- REQUIREMENTS:
Leave out any picture and return the remaining listing below exactly as given.

- MATERIAL:
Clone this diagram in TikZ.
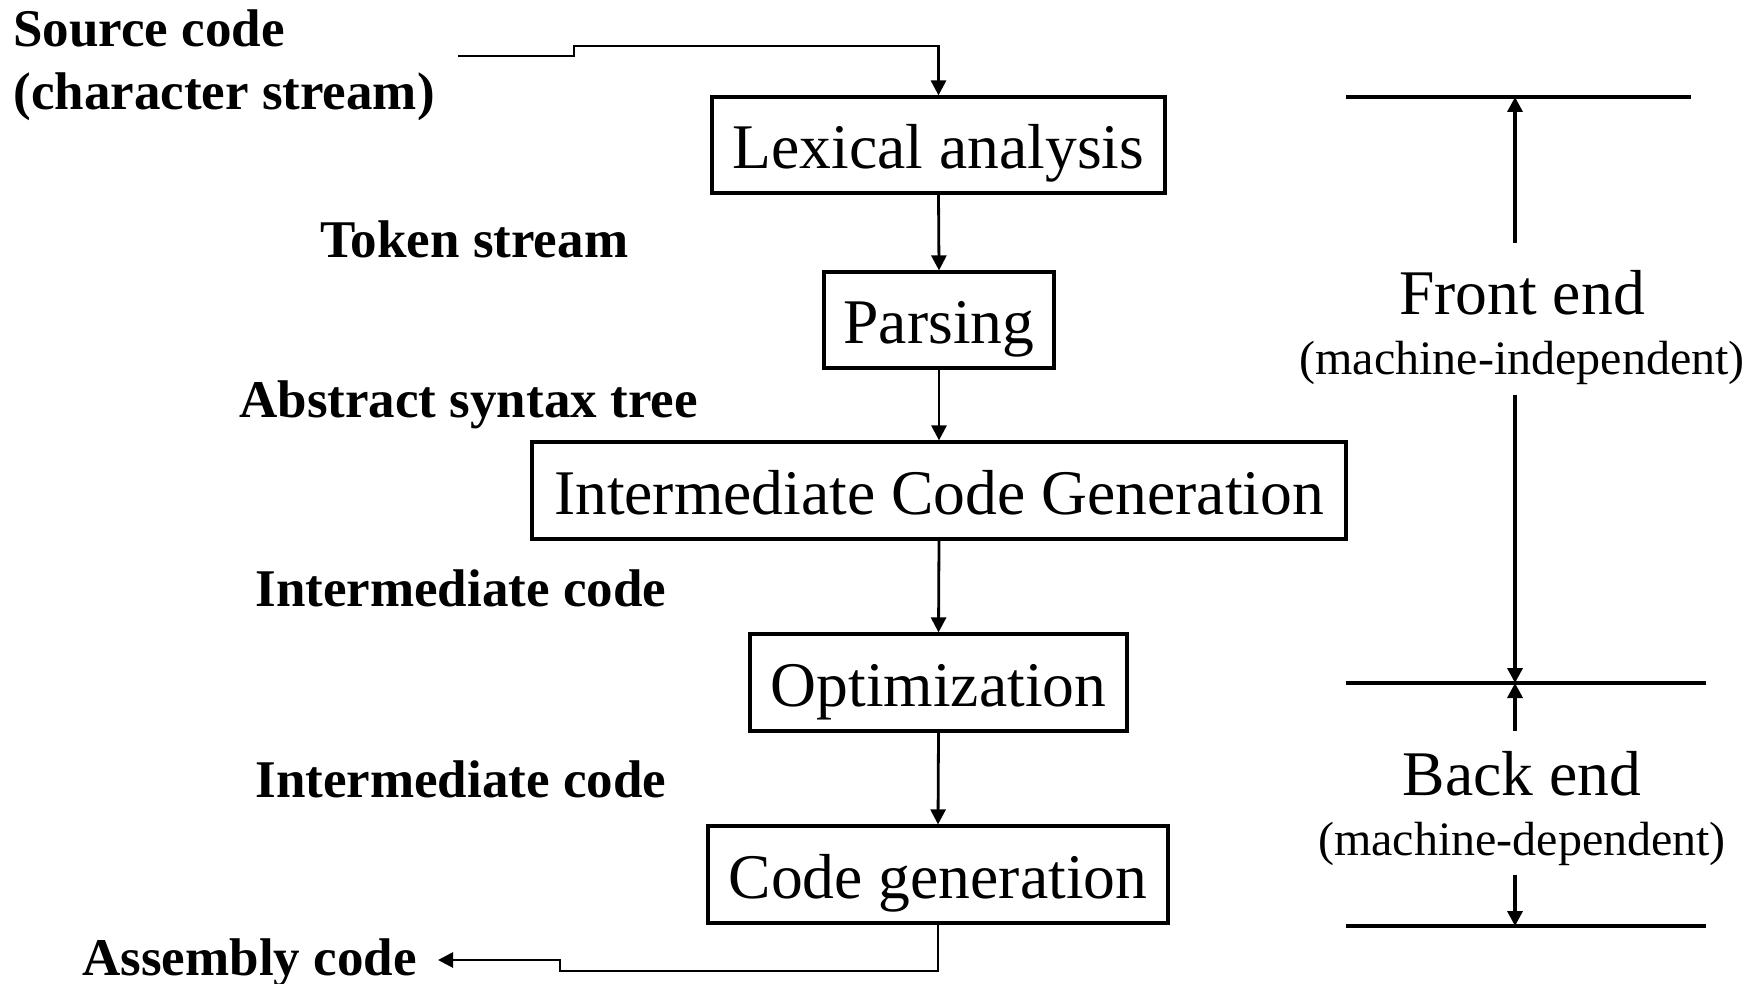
\documentclass[tikz,border=0pt]{standalone}
\usepackage{fontspec}
\setmainfont{Liberation Serif}
\usetikzlibrary{arrows.meta}
\begin{document}
\begin{tikzpicture}[x=0.5pt,y=-0.5pt,
  stage/.style={draw, line width=1.6pt, font=\fontsize{31.8}{36}\selectfont, inner sep=0pt, text height=23.6pt, text depth=0pt},
  lbl/.style={font=\bfseries\fontsize{26.5}{30}\selectfont, inner sep=0pt, anchor=mid west},
  side/.style={font=\fontsize{31.8}{36}\selectfont, inner sep=0pt},
  sub/.style={font=\fontsize{24}{28}\selectfont, inner sep=0pt},
  flow/.style={line width=1.4pt, -{Triangle[length=7.5pt,width=7.5pt]}},
  rule/.style={line width=1.7pt}]
\useasboundingbox (0,0) rectangle (1760,984);

% stages
\node[stage, minimum width=226.5pt, minimum height=48pt] (lex) at (938.5,145) {Lexical analysis};
\node[stage, minimum width=115pt, minimum height=48pt] (par) at (939,320) {Parsing};
\node[stage, minimum width=407pt, minimum height=48.5pt] (icg) at (939,490.5) {Intermediate Code Generation};
\node[stage, minimum width=188.5pt, minimum height=48.5pt] (opt) at (938.5,682.5) {Optimization};
\node[stage, minimum width=230pt, minimum height=48.5pt] (cg) at (938,874.5) {Code generation};

% labels
\node[lbl] (src) at (13,42) {Source code};
\node[lbl] (src2) at (13,105) {(character stream)};
\node[lbl] (tok) at (320,253) {Token stream};
\node[lbl] (ast) at (239,413) {Abstract syntax tree};
\node[lbl] (ic1) at (255,602) {Intermediate code};
\node[lbl] (ic2) at (255,793) {Intermediate code};
\node[lbl] (asm) at (82,971) {Assembly code};

% main flow
\coordinate (srcstart) at (458,56);
\draw[flow] (srcstart) -- (574,56) -- (574,46) -| (lex.north);
\draw[flow] (lex.south) -- (par.north);
\draw[flow] (par.south) -- (icg.north);
\draw[flow] (icg.south) -- (opt.north);
\draw[flow] (opt.south) -- (cg.north);
\coordinate (asmend) at (438,960);
\draw[flow] (cg.south) |- (560,971) -- (560,960) -- (asmend);

% right side
\node[side] (fe) at (1522,293) {Front end};
\node[sub] (fe2) at (1522,363) {(machine-independent)};
\node[side] (be) at (1522,774) {Back end};
\node[sub] (be2) at (1522,844) {(machine-dependent)};

\coordinate (t1) at (1346,97);  \coordinate (t2) at (1691,97);
\coordinate (m1) at (1346,683); \coordinate (m2) at (1706,683);
\coordinate (b1) at (1346,926); \coordinate (b2) at (1706,926);
\draw[rule] (t1) -- (t2);
\draw[rule] (m1) -- (m2);
\draw[rule] (b1) -- (b2);

\coordinate (fa) at (1515,243);
\coordinate (fb) at (1515,395);
\coordinate (ba) at (1515,731);
\coordinate (bb) at (1515,875);
\draw[flow, line width=1.7pt] (fa) -- (fa |- t1);
\draw[flow, line width=1.7pt] (fb) -- (fb |- m1);
\draw[flow, line width=1.7pt] (ba) -- (ba |- m1);
\draw[flow, line width=1.7pt] (bb) -- (bb |- b1);
\end{tikzpicture}
\end{document}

- WRITTEN REPLY:
Clone this diagram in TikZ.
\documentclass[tikz,border=0pt]{standalone}
\usepackage{fontspec}
\setmainfont{Liberation Serif}
\usetikzlibrary{arrows.meta}
\begin{document}
\begin{tikzpicture}[x=0.5pt,y=-0.5pt,
  stage/.style={draw, line width=1.6pt, font=\fontsize{31.8}{36}\selectfont, inner sep=0pt, text height=23.6pt, text depth=0pt},
  lbl/.style={font=\bfseries\fontsize{26.5}{30}\selectfont, inner sep=0pt, anchor=mid west},
  side/.style={font=\fontsize{31.8}{36}\selectfont, inner sep=0pt},
  sub/.style={font=\fontsize{24}{28}\selectfont, inner sep=0pt},
  flow/.style={line width=1.4pt, -{Triangle[length=7.5pt,width=7.5pt]}},
  rule/.style={line width=1.7pt}]
\useasboundingbox (0,0) rectangle (1760,984);

% stages
\node[stage, minimum width=226.5pt, minimum height=48pt] (lex) at (938.5,145) {Lexical analysis};
\node[stage, minimum width=115pt, minimum height=48pt] (par) at (939,320) {Parsing};
\node[stage, minimum width=407pt, minimum height=48.5pt] (icg) at (939,490.5) {Intermediate Code Generation};
\node[stage, minimum width=188.5pt, minimum height=48.5pt] (opt) at (938.5,682.5) {Optimization};
\node[stage, minimum width=230pt, minimum height=48.5pt] (cg) at (938,874.5) {Code generation};

% labels
\node[lbl] (src) at (13,42) {Source code};
\node[lbl] (src2) at (13,105) {(character stream)};
\node[lbl] (tok) at (320,253) {Token stream};
\node[lbl] (ast) at (239,413) {Abstract syntax tree};
\node[lbl] (ic1) at (255,602) {Intermediate code};
\node[lbl] (ic2) at (255,793) {Intermediate code};
\node[lbl] (asm) at (82,971) {Assembly code};

% main flow
\coordinate (srcstart) at (458,56);
\draw[flow] (srcstart) -- (574,56) -- (574,46) -| (lex.north);
\draw[flow] (lex.south) -- (par.north);
\draw[flow] (par.south) -- (icg.north);
\draw[flow] (icg.south) -- (opt.north);
\draw[flow] (opt.south) -- (cg.north);
\coordinate (asmend) at (438,960);
\draw[flow] (cg.south) |- (560,971) -- (560,960) -- (asmend);

% right side
\node[side] (fe) at (1522,293) {Front end};
\node[sub] (fe2) at (1522,363) {(machine-independent)};
\node[side] (be) at (1522,774) {Back end};
\node[sub] (be2) at (1522,844) {(machine-dependent)};

\coordinate (t1) at (1346,97);  \coordinate (t2) at (1691,97);
\coordinate (m1) at (1346,683); \coordinate (m2) at (1706,683);
\coordinate (b1) at (1346,926); \coordinate (b2) at (1706,926);
\draw[rule] (t1) -- (t2);
\draw[rule] (m1) -- (m2);
\draw[rule] (b1) -- (b2);

\coordinate (fa) at (1515,243);
\coordinate (fb) at (1515,395);
\coordinate (ba) at (1515,731);
\coordinate (bb) at (1515,875);
\draw[flow, line width=1.7pt] (fa) -- (fa |- t1);
\draw[flow, line width=1.7pt] (fb) -- (fb |- m1);
\draw[flow, line width=1.7pt] (ba) -- (ba |- m1);
\draw[flow, line width=1.7pt] (bb) -- (bb |- b1);
\end{tikzpicture}
\end{document}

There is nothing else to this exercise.